Without the pictures, output the lines of the material from the very first through the one that holds "387, 389, 390, 390]".

++++ RECORDED INFORMATION

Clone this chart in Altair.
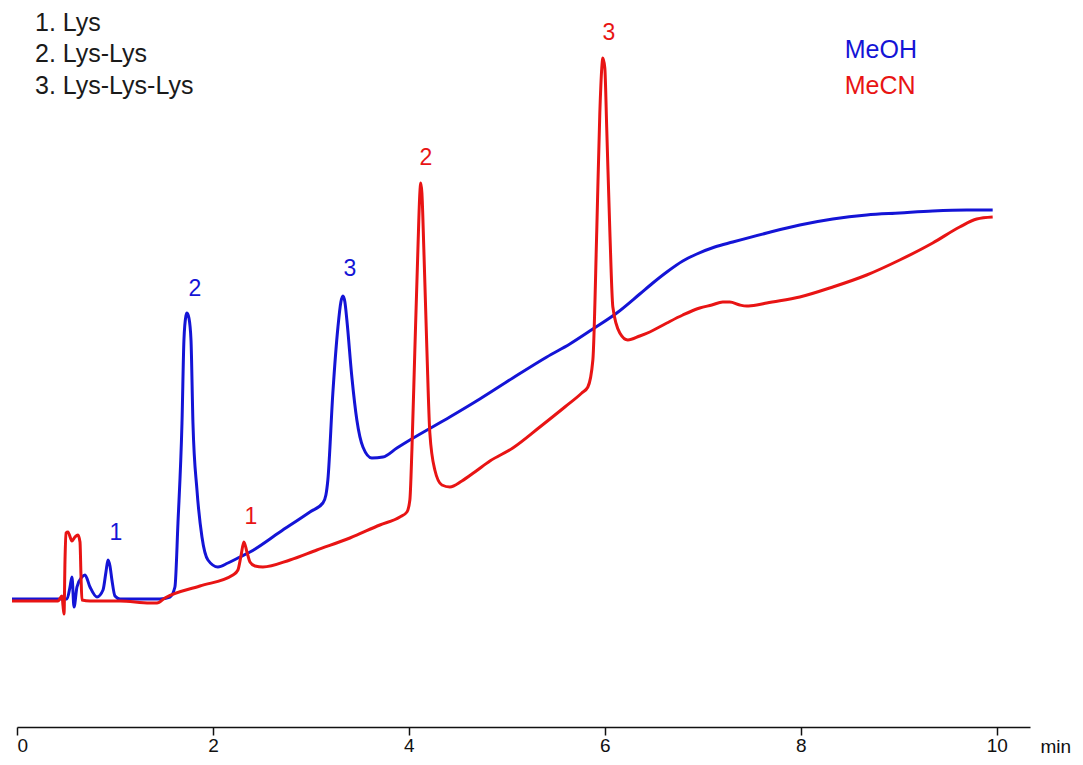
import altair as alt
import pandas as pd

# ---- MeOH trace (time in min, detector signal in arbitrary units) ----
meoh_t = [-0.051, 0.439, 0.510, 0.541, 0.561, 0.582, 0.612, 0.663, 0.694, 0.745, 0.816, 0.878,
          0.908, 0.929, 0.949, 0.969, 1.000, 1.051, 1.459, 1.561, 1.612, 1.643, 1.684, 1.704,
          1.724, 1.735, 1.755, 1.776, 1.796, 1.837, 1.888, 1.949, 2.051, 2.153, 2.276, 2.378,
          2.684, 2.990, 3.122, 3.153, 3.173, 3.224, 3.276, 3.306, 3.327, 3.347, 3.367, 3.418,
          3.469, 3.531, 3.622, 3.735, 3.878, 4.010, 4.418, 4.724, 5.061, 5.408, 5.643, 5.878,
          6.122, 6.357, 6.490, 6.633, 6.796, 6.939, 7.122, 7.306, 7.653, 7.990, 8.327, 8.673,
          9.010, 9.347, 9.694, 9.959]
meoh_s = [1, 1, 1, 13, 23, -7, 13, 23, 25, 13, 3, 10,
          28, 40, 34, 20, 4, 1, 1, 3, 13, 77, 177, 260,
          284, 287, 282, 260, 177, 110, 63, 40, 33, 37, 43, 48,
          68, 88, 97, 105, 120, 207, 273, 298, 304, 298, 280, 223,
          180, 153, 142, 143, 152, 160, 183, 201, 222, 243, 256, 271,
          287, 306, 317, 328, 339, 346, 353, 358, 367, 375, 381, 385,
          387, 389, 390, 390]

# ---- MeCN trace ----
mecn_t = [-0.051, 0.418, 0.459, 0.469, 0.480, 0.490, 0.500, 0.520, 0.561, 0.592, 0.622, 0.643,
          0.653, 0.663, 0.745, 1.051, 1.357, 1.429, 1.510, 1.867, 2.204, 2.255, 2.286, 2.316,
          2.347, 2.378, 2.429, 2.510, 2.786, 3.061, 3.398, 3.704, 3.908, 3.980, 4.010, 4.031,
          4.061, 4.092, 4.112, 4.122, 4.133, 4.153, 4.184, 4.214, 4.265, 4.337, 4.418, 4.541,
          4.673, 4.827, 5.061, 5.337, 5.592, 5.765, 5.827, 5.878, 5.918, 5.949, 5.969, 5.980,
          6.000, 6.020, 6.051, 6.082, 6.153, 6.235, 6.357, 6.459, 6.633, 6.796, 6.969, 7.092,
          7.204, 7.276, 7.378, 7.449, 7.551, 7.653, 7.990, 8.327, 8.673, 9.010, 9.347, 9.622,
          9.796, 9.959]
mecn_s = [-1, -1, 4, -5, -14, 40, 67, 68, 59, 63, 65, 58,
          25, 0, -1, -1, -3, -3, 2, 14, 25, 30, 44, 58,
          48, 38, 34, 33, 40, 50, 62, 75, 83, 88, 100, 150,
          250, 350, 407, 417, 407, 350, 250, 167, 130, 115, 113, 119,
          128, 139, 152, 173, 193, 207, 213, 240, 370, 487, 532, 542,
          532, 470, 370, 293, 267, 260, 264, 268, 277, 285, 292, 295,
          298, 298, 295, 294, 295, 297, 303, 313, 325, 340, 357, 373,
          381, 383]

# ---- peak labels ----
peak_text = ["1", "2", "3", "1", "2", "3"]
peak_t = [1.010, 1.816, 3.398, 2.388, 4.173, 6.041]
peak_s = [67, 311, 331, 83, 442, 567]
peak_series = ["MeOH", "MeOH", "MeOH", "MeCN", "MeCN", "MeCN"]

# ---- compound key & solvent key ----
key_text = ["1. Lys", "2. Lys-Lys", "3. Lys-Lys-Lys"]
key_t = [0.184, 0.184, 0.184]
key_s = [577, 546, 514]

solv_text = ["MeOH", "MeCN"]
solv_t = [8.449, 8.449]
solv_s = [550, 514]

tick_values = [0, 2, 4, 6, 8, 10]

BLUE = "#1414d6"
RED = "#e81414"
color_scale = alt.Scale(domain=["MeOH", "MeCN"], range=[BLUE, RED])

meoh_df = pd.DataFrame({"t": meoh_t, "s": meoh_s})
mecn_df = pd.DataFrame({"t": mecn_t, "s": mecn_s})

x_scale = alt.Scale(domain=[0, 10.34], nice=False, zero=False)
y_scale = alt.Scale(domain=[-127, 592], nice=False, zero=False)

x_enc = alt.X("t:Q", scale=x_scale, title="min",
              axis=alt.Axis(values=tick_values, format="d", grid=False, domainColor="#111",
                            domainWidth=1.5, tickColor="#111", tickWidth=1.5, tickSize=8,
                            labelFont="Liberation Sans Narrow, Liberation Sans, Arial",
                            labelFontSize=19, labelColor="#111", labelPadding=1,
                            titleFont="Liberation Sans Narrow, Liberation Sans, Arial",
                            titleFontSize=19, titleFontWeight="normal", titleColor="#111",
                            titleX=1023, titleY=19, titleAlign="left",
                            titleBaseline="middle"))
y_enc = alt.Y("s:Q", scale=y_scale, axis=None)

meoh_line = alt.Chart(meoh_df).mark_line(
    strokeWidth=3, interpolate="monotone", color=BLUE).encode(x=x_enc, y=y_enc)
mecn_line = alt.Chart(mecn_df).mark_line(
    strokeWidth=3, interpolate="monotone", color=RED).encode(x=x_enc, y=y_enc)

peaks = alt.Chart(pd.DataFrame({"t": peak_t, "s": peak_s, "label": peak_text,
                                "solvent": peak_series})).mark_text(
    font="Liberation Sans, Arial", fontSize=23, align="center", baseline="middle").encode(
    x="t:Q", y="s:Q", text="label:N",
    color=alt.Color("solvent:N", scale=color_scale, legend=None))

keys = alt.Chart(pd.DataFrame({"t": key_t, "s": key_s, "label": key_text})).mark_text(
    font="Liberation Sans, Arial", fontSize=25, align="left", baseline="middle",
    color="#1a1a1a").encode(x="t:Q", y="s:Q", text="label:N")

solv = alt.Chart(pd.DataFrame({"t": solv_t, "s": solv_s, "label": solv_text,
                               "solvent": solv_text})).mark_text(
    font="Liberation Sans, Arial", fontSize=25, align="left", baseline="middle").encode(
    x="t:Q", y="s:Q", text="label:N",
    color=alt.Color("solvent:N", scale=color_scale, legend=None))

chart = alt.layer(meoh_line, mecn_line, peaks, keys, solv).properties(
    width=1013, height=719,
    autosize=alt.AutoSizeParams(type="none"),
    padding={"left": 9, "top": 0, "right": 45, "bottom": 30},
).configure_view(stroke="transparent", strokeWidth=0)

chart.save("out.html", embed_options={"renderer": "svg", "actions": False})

++++++++

→ **CORRECT OUTPUT**
Clone this chart in Altair.
import altair as alt
import pandas as pd

# ---- MeOH trace (time in min, detector signal in arbitrary units) ----
meoh_t = [-0.051, 0.439, 0.510, 0.541, 0.561, 0.582, 0.612, 0.663, 0.694, 0.745, 0.816, 0.878,
          0.908, 0.929, 0.949, 0.969, 1.000, 1.051, 1.459, 1.561, 1.612, 1.643, 1.684, 1.704,
          1.724, 1.735, 1.755, 1.776, 1.796, 1.837, 1.888, 1.949, 2.051, 2.153, 2.276, 2.378,
          2.684, 2.990, 3.122, 3.153, 3.173, 3.224, 3.276, 3.306, 3.327, 3.347, 3.367, 3.418,
          3.469, 3.531, 3.622, 3.735, 3.878, 4.010, 4.418, 4.724, 5.061, 5.408, 5.643, 5.878,
          6.122, 6.357, 6.490, 6.633, 6.796, 6.939, 7.122, 7.306, 7.653, 7.990, 8.327, 8.673,
          9.010, 9.347, 9.694, 9.959]
meoh_s = [1, 1, 1, 13, 23, -7, 13, 23, 25, 13, 3, 10,
          28, 40, 34, 20, 4, 1, 1, 3, 13, 77, 177, 260,
          284, 287, 282, 260, 177, 110, 63, 40, 33, 37, 43, 48,
          68, 88, 97, 105, 120, 207, 273, 298, 304, 298, 280, 223,
          180, 153, 142, 143, 152, 160, 183, 201, 222, 243, 256, 271,
          287, 306, 317, 328, 339, 346, 353, 358, 367, 375, 381, 385,
          387, 389, 390, 390]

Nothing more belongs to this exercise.